### Given exercise
Provide the number of lines containing the word "this", and nothing else.

### Provided information
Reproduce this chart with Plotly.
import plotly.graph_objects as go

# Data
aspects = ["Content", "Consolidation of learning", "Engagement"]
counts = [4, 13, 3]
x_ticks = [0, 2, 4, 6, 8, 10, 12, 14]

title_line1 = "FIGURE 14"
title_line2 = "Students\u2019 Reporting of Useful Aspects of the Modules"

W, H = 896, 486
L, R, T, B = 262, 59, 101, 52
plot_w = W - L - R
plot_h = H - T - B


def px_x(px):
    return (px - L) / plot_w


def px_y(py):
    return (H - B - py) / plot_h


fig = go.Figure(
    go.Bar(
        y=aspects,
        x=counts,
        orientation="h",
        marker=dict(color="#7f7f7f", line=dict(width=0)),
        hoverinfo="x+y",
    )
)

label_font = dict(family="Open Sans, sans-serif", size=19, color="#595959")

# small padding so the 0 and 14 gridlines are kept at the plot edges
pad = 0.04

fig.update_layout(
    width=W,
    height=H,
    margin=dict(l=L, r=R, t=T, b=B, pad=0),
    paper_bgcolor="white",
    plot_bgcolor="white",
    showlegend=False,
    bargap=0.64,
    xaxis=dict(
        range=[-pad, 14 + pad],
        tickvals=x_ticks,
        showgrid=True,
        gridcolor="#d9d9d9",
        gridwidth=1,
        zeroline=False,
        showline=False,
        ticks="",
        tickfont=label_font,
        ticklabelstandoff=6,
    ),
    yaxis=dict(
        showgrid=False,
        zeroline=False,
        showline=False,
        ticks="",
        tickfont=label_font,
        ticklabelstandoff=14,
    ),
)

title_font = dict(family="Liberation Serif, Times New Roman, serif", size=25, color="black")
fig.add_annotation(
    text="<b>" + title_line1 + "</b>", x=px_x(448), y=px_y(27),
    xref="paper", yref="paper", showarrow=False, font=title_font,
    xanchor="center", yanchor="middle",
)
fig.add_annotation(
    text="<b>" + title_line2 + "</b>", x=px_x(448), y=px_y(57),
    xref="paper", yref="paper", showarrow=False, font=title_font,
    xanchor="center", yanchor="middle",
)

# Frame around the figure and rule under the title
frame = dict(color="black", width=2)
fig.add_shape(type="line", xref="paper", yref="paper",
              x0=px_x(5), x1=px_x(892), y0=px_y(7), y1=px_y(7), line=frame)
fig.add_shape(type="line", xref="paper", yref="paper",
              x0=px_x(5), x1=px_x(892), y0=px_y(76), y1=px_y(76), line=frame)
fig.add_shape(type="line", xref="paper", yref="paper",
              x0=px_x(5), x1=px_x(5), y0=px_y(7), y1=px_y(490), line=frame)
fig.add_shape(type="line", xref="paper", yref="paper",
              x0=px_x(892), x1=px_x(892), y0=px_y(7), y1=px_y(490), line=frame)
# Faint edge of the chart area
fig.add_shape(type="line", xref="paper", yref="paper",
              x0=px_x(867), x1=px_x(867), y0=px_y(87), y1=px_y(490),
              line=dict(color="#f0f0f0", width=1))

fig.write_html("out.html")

==

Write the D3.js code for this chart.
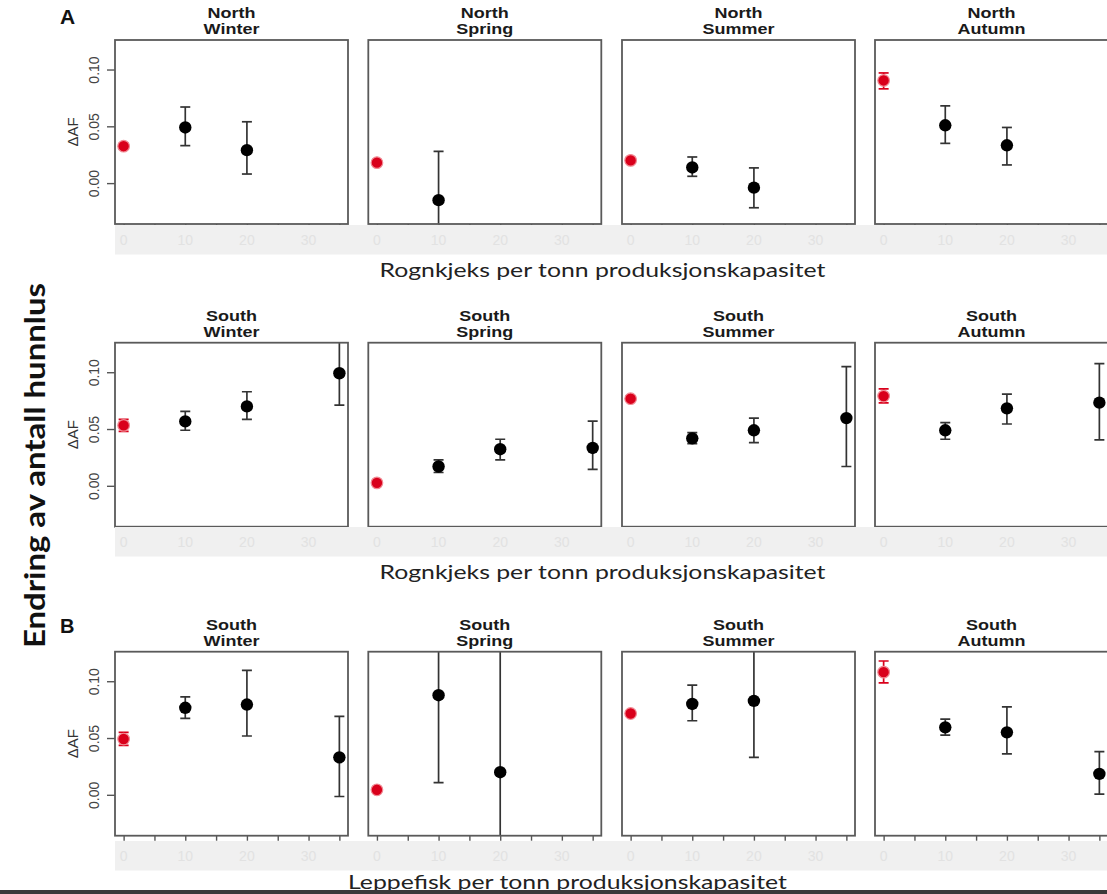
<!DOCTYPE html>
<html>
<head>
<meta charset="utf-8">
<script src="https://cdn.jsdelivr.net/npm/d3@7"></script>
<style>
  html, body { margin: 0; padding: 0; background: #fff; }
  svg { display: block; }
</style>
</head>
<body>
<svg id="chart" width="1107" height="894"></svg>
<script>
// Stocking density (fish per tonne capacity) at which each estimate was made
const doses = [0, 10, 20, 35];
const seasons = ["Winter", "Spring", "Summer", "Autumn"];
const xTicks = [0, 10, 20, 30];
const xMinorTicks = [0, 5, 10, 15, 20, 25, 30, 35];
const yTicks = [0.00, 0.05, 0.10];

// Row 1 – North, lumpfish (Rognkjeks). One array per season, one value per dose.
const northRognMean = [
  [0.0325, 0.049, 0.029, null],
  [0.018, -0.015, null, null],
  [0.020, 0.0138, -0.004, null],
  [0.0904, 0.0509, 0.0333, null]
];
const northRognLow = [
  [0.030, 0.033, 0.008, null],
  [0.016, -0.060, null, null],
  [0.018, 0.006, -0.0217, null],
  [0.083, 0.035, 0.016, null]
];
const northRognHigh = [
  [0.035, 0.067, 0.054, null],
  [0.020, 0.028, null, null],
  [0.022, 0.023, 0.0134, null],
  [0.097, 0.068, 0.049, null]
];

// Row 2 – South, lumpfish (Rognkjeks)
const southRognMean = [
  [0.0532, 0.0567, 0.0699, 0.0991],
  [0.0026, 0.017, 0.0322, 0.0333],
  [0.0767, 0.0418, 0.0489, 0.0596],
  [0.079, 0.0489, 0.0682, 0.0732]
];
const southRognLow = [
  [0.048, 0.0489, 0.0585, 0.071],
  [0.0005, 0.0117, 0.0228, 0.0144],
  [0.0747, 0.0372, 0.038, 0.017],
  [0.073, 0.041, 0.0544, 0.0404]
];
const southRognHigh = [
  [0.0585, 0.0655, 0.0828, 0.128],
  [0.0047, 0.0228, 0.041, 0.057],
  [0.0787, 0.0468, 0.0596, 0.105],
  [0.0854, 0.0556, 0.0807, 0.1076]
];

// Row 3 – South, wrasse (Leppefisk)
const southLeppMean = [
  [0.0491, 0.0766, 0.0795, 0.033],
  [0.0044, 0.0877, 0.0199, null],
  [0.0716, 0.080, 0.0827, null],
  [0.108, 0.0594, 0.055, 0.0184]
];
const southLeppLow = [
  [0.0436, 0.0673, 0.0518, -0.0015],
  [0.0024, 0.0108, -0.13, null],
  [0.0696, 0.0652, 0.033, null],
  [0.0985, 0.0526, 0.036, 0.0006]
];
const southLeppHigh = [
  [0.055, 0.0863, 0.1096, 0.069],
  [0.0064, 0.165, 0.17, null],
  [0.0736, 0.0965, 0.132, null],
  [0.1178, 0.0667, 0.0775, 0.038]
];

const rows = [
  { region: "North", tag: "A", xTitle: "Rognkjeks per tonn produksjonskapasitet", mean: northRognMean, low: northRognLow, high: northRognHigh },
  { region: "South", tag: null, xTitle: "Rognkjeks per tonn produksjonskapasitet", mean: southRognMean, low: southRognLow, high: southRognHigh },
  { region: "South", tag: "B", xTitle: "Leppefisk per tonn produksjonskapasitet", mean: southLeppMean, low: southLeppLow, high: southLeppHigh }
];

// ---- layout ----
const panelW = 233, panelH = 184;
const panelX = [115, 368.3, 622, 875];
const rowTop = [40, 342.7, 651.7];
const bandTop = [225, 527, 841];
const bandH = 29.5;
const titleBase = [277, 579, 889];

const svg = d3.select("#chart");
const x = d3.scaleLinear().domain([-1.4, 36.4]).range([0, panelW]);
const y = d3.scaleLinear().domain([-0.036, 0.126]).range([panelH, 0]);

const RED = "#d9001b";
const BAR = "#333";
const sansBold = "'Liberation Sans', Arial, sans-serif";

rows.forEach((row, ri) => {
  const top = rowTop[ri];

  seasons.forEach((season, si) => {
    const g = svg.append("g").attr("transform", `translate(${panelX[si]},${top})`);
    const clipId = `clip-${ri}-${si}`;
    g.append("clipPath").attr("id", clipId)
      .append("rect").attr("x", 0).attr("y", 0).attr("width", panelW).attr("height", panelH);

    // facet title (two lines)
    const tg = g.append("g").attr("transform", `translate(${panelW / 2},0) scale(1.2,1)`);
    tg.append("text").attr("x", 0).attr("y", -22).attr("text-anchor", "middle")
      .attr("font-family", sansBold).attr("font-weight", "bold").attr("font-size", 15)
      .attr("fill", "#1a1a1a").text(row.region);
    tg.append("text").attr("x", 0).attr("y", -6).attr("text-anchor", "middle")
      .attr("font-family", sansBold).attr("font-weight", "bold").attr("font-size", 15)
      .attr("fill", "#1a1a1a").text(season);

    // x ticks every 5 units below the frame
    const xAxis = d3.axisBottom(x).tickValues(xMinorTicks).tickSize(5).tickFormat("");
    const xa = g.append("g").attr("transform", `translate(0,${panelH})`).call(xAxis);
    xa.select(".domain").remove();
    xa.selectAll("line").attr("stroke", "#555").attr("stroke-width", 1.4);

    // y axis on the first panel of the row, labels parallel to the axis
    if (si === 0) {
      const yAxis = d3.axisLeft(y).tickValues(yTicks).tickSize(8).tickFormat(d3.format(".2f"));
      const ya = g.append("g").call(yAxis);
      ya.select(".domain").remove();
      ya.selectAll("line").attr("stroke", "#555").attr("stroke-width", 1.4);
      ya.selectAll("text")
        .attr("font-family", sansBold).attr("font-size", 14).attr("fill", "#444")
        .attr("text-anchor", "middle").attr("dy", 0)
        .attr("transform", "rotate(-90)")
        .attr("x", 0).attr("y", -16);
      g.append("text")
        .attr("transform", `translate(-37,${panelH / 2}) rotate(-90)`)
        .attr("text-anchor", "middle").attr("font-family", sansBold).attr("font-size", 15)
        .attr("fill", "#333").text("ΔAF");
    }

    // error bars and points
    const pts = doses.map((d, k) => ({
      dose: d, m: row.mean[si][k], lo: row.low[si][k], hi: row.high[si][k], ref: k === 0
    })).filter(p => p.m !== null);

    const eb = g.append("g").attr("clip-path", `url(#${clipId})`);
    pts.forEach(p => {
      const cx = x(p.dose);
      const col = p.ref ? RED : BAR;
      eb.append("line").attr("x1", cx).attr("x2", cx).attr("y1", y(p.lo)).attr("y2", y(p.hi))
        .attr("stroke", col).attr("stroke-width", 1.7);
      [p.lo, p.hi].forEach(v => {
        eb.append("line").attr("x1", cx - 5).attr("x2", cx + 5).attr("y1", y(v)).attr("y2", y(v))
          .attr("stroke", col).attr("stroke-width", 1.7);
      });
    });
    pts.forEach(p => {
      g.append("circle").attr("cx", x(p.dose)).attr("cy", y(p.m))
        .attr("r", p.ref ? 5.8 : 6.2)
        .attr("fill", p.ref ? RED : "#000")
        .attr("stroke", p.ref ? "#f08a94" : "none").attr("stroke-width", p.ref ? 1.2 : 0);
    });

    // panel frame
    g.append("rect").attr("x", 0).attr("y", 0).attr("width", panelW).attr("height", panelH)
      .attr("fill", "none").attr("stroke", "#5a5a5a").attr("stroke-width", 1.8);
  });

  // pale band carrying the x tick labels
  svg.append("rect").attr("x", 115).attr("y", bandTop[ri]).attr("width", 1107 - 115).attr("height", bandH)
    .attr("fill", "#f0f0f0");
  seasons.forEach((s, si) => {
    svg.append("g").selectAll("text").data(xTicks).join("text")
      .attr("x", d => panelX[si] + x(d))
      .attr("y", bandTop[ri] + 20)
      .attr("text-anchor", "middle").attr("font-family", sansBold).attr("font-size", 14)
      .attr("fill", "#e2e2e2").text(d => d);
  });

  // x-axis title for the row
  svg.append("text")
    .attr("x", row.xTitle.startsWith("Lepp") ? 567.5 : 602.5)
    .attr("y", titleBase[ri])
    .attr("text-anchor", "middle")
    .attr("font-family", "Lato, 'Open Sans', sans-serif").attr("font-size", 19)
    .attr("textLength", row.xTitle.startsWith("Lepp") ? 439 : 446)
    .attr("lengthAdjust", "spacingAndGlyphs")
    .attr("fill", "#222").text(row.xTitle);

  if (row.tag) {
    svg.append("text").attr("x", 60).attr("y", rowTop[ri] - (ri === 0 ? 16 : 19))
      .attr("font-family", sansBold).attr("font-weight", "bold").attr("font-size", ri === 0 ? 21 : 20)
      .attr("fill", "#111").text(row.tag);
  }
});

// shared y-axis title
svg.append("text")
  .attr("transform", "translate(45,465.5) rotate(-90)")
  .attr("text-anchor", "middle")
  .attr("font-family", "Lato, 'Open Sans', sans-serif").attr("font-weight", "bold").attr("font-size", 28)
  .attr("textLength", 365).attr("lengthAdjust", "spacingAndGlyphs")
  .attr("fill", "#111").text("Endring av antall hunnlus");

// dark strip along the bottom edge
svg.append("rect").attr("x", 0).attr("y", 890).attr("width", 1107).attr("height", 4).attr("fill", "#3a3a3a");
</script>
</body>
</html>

### Exercise solution
2